++++ DATASET CONTENT

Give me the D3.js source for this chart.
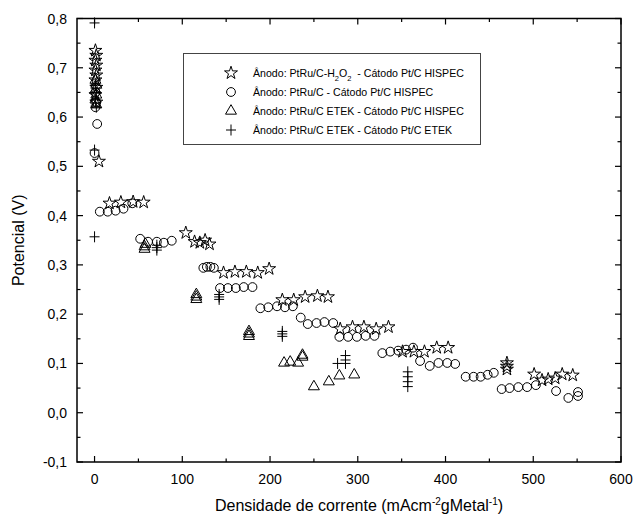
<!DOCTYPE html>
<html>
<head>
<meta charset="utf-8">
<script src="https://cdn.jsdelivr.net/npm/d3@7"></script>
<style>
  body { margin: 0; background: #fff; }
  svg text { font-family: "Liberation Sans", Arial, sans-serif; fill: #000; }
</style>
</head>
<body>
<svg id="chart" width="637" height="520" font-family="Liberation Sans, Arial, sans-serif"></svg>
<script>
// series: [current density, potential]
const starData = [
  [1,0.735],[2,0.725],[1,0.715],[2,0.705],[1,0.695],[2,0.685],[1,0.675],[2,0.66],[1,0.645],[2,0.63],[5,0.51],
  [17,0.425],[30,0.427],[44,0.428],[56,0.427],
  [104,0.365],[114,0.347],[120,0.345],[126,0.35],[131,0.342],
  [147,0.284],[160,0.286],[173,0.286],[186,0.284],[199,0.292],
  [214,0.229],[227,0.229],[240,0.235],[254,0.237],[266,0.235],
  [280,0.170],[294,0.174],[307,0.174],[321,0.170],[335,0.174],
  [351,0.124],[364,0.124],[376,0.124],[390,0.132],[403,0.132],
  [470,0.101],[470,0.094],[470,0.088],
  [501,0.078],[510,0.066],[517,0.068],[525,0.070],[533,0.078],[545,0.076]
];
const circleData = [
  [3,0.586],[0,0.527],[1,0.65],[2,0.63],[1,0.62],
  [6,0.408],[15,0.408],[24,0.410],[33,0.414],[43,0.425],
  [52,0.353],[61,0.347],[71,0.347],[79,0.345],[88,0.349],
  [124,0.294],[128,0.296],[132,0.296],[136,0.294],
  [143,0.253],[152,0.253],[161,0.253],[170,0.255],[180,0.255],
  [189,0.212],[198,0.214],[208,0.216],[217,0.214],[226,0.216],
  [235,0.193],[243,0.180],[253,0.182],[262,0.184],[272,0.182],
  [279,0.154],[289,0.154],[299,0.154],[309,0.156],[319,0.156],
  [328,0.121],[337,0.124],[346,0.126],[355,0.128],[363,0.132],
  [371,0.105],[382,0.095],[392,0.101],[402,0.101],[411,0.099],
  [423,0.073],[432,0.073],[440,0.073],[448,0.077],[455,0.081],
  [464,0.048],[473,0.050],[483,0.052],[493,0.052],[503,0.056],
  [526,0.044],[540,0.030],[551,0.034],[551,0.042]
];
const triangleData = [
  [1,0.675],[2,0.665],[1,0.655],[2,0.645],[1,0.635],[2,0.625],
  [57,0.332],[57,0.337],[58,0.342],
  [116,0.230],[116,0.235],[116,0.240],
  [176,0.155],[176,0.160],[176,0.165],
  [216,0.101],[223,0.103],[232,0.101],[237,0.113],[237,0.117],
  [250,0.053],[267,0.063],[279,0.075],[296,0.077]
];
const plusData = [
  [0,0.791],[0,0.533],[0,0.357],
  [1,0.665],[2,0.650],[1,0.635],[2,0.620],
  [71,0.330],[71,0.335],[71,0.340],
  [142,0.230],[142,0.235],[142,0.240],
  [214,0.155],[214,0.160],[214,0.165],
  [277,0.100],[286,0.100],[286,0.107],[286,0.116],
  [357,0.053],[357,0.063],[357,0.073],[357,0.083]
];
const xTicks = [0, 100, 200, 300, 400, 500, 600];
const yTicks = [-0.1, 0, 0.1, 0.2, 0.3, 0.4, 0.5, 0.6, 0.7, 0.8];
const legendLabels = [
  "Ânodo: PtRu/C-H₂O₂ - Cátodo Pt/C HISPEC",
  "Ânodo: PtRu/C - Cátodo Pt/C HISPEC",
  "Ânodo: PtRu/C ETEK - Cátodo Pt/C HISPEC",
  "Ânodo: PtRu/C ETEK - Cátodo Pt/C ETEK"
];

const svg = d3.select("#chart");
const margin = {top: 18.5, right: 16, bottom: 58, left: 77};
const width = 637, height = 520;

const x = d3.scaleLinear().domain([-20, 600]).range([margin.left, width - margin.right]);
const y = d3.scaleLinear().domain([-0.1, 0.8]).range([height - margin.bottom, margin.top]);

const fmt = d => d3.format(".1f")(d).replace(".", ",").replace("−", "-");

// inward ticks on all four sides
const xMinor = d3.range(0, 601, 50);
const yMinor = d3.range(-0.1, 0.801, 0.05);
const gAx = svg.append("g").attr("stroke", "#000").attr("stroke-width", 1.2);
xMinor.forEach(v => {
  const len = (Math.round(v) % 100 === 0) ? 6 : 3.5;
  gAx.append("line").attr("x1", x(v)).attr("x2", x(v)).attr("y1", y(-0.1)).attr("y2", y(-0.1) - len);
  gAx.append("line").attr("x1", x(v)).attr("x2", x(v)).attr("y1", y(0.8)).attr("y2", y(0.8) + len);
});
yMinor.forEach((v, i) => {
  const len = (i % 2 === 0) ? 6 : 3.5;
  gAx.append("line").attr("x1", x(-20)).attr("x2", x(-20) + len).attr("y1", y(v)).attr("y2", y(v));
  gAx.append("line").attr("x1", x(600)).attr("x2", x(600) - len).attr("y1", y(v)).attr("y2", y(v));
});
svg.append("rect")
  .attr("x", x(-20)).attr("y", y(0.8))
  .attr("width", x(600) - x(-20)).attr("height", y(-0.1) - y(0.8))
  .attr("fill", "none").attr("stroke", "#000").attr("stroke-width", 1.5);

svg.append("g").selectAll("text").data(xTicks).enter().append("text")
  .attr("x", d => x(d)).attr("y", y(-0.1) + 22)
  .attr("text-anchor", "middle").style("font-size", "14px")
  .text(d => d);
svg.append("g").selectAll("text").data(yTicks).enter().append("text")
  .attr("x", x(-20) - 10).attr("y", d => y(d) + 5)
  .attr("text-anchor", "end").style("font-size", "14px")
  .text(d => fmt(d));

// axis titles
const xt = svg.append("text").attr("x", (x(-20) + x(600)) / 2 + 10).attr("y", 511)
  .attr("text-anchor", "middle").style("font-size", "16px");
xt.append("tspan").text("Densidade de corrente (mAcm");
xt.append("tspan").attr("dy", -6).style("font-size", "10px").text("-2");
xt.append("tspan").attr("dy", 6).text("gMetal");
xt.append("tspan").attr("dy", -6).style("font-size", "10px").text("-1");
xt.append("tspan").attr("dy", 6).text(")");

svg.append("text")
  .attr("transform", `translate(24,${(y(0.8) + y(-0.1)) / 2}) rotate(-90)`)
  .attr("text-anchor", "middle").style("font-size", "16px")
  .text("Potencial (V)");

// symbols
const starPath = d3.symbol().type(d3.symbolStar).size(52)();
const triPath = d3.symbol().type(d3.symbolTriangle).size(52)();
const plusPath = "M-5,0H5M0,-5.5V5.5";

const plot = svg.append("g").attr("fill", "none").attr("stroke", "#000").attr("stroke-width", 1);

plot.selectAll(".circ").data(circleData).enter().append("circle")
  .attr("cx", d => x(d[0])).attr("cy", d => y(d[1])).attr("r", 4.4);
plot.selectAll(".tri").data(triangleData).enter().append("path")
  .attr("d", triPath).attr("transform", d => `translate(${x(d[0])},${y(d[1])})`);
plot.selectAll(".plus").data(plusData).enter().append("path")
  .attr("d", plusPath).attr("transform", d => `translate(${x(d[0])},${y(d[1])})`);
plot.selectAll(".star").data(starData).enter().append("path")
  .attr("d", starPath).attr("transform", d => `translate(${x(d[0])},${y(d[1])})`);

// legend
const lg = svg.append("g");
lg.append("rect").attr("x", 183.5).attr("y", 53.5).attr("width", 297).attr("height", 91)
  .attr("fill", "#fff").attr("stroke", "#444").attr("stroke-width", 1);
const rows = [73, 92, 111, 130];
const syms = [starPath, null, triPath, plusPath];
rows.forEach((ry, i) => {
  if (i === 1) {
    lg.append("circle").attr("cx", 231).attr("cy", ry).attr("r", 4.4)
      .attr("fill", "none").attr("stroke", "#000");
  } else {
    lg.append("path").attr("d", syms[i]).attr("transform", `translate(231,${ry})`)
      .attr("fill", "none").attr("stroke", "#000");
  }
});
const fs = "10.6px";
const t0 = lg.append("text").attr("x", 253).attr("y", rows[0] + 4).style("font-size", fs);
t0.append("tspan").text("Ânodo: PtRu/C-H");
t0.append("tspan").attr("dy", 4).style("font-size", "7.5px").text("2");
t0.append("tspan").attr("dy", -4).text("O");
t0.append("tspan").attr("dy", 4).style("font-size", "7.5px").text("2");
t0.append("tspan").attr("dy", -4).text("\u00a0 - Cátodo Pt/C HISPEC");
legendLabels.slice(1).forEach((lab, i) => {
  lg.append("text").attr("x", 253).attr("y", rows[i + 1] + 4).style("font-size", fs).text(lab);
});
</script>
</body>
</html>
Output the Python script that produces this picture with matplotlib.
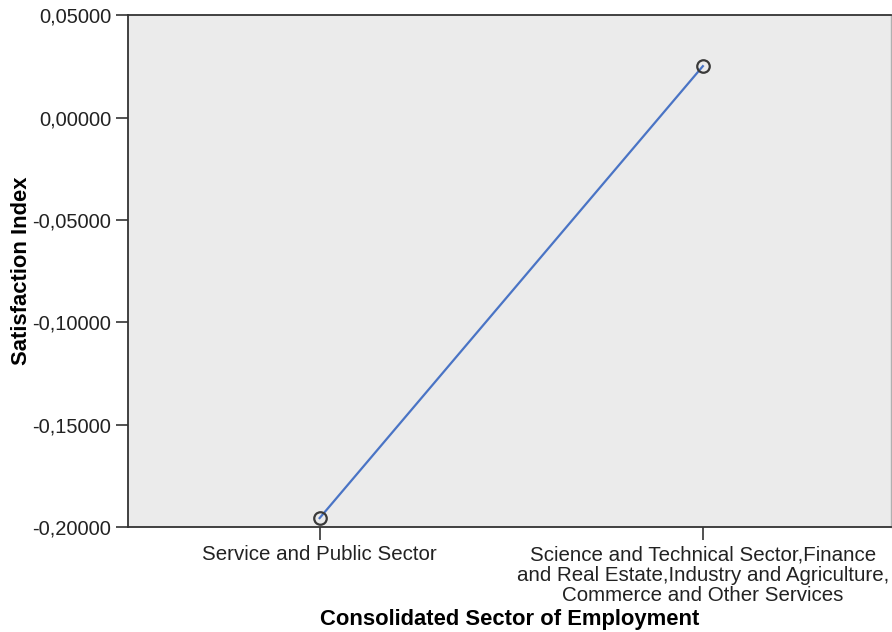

++++++++

WHAT IS NEEDED: From the records given above, copy all lines containing "script".

COMPLETE ANSWER:
<script src="https://cdn.jsdelivr.net/npm/d3@7"></script>
<script>
</script>
Output the Python script that produces this picture with matplotlib.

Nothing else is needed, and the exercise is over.